I read this book so long ago, that it surprised me how little I remembered about it this time around. I seem to have remembered most of his liasons, but precious little else. Characters seem to disappear into ambiguity rather than come to any final climax. I can’t even recall what happens to Slothy. It might be because it was a more difficult book for my younger self, or it might be that it became more formulaic towards the end. I guess I’ll have to see again.
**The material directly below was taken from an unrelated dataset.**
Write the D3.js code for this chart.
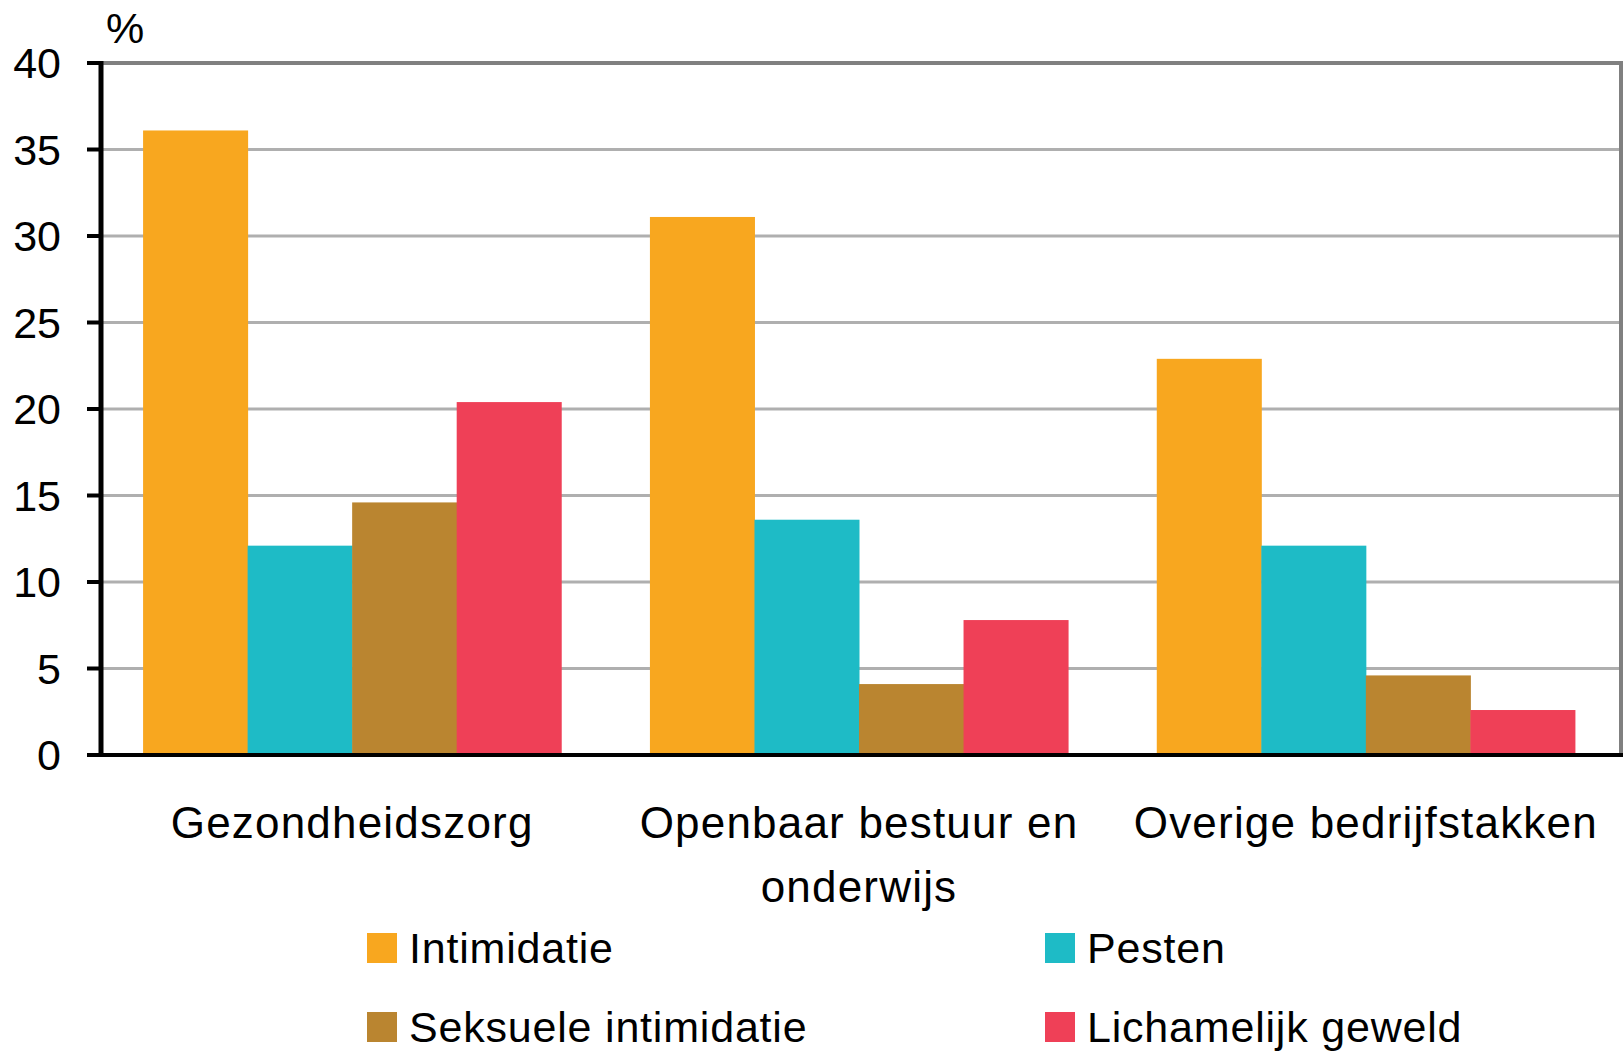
<!DOCTYPE html>
<html>
<head>
<meta charset="utf-8">
<script src="https://cdn.jsdelivr.net/npm/d3@7"></script>
<style>
  body { margin: 0; background: #fff; }
  text { font-family: "Liberation Sans", Arial, sans-serif; fill: #000; }
</style>
</head>
<body>
<div id="chart"></div>
<script>
const categories = ["Gezondheidszorg", "Openbaar bestuur en onderwijs", "Overige bedrijfstakken"];
const categoryLines = [["Gezondheidszorg"], ["Openbaar bestuur en", "onderwijs"], ["Overige bedrijfstakken"]];
const seriesNames = ["Intimidatie", "Pesten", "Seksuele intimidatie", "Lichamelijk geweld"];
const seriesColors = ["#f8a71f", "#1ebbc6", "#ba8530", "#ef4057"];
const intimidatie = [36.1, 31.1, 22.9];
const pesten = [12.1, 13.6, 12.1];
const seksueel = [14.6, 4.1, 4.6];
const geweld = [20.4, 7.8, 2.6];
const yTicks = [0, 5, 10, 15, 20, 25, 30, 35, 40];

const allSeries = [intimidatie, pesten, seksueel, geweld];

const W = 1623, H = 1052;
const plotLeft = 100, plotRight = 1621, plotTop = 63, plotBottom = 755;

const svg = d3.select("#chart").append("svg")
  .attr("width", W).attr("height", H);

const x = d3.scaleBand().domain(categories).range([plotLeft, plotRight - 3])
  .paddingInner(0.175).paddingOuter(0.085);
const xs = d3.scaleBand().domain(seriesNames).range([0, x.bandwidth()]);
const y = d3.scaleLinear().domain([0, 40]).range([plotBottom, plotTop]);

// gridlines
svg.append("g").selectAll("line")
  .data(yTicks.filter(d => d > 0 && d < 40))
  .join("line")
  .attr("x1", plotLeft).attr("x2", plotRight)
  .attr("y1", d => y(d)).attr("y2", d => y(d))
  .attr("stroke", "#afafaf").attr("stroke-width", 3);

// plot border top + right
svg.append("line").attr("x1", plotLeft).attr("x2", plotRight + 2)
  .attr("y1", y(40)).attr("y2", y(40))
  .attr("stroke", "#808080").attr("stroke-width", 4);
svg.append("line").attr("x1", plotRight).attr("x2", plotRight)
  .attr("y1", y(40)).attr("y2", plotBottom)
  .attr("stroke", "#808080").attr("stroke-width", 4);

// bars
const groups = svg.append("g").selectAll("g")
  .data(categories)
  .join("g")
  .attr("transform", d => `translate(${x(d)},0)`);

groups.selectAll("rect")
  .data((c, i) => seriesNames.map((s, j) => ({ s: s, v: allSeries[j][i], c: seriesColors[j] })))
  .join("rect")
  .attr("x", d => xs(d.s))
  .attr("width", xs.bandwidth() + 0.5)
  .attr("y", d => y(d.v))
  .attr("height", d => y(0) - y(d.v))
  .attr("fill", d => d.c);

// y axis
const yAxis = svg.append("g");
yAxis.append("line").attr("x1", plotLeft + 1).attr("x2", plotLeft + 1)
  .attr("y1", y(40) - 2).attr("y2", plotBottom)
  .attr("stroke", "#000").attr("stroke-width", 5);
yAxis.selectAll(".tick")
  .data(yTicks)
  .join("line")
  .attr("class", "tick")
  .attr("x1", 87).attr("x2", plotLeft)
  .attr("y1", d => y(d)).attr("y2", d => y(d))
  .attr("stroke", "#000").attr("stroke-width", 4);
yAxis.selectAll("text")
  .data(yTicks)
  .join("text")
  .attr("x", 61).attr("y", d => y(d) + 15)
  .attr("text-anchor", "end")
  .style("font-size", "43px")
  .text(d => d);

// x axis baseline
svg.append("line").attr("x1", 87).attr("x2", W)
  .attr("y1", plotBottom).attr("y2", plotBottom)
  .attr("stroke", "#000").attr("stroke-width", 4);

svg.append("text").attr("x", 106).attr("y", 43)
  .style("font-size", "43px").text("%");

// category labels
svg.append("g").selectAll("text")
  .data(categories)
  .join("text")
  .attr("x", d => x(d) + x.bandwidth() / 2)
  .attr("y", 838)
  .attr("text-anchor", "middle")
  .style("font-size", "44px")
  .style("letter-spacing", "1.2px")
  .selectAll("tspan")
  .data((d, i) => categoryLines[i])
  .join("tspan")
  .attr("x", function () { return this.parentNode.getAttribute("x"); })
  .attr("dy", (d, i) => i === 0 ? 0 : 64)
  .text(d => d);

// legend
const legendX = [367, 1045];
const legendY = [933, 1012];
const legend = svg.append("g").selectAll("g")
  .data(seriesNames)
  .join("g")
  .attr("transform", (d, i) => `translate(${legendX[i % 2]},${legendY[Math.floor(i / 2)]})`);
legend.append("rect").attr("width", 30).attr("height", 30)
  .attr("fill", (d, i) => seriesColors[i]);
legend.append("text").attr("x", 42).attr("y", 30)
  .style("font-size", "43px")
  .style("letter-spacing", "0.8px")
  .text(d => d);
</script>
</body>
</html>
Now, onto Spoiler stuff. To me the recounting of the scene between Slothy & Greta over the toilet seems to be the most important scene in a long time. Here are real clues towards the S-gerat, imipolex & Blicero. I was really put into mind of Alan Moore’s graphic novel Promethea. She is a bringer of metaphysical light, on a Kabbalic quest, charged by her mother, The Whore of Babylon, to bring about the end of the world. In Greta’s story, whe enters the world of archetypes, and helps through sex create the end device. Blicero has become, an avatar, a living god. “They” are beyond humanity in their drives, and can do things (control Slothrop?) that humans cannot.
We also get our shots of the world to come, with the understanding of radiation starting to leak out. Morituri (my latin is weak-impending death?) wants to go back to Hiroshima. Of course the joining ot the rocket and the bomb is the opposite of the joining of the rocket with the astronaut.
I personally like the scenes of action in Peenemunde, and I’m always a fan of chimps. But yeah, I do want to see where this creature is going to hit.
If the classical myth involves a trip to the underworld (see Joe Campbell) somewhere in the middle of the story, the Zone certainly seems a good candidate and the Anibus a good ship to ferry our Slothrop across the Styx (sorry for mixing my myths). Am just shy of 500 so hopefully this will still be a good working theory in 32 pages- you know, so I’m REALLY contributing to the discussion. (Considering 32 pages is 4.2% of the book, I’m probably ok.)
Have fallen behind. Goal is to catch up by this weekend.
I can see the obit now in Time magazine–Died, Rib, 300 pages shy of the finish, of exhaustion.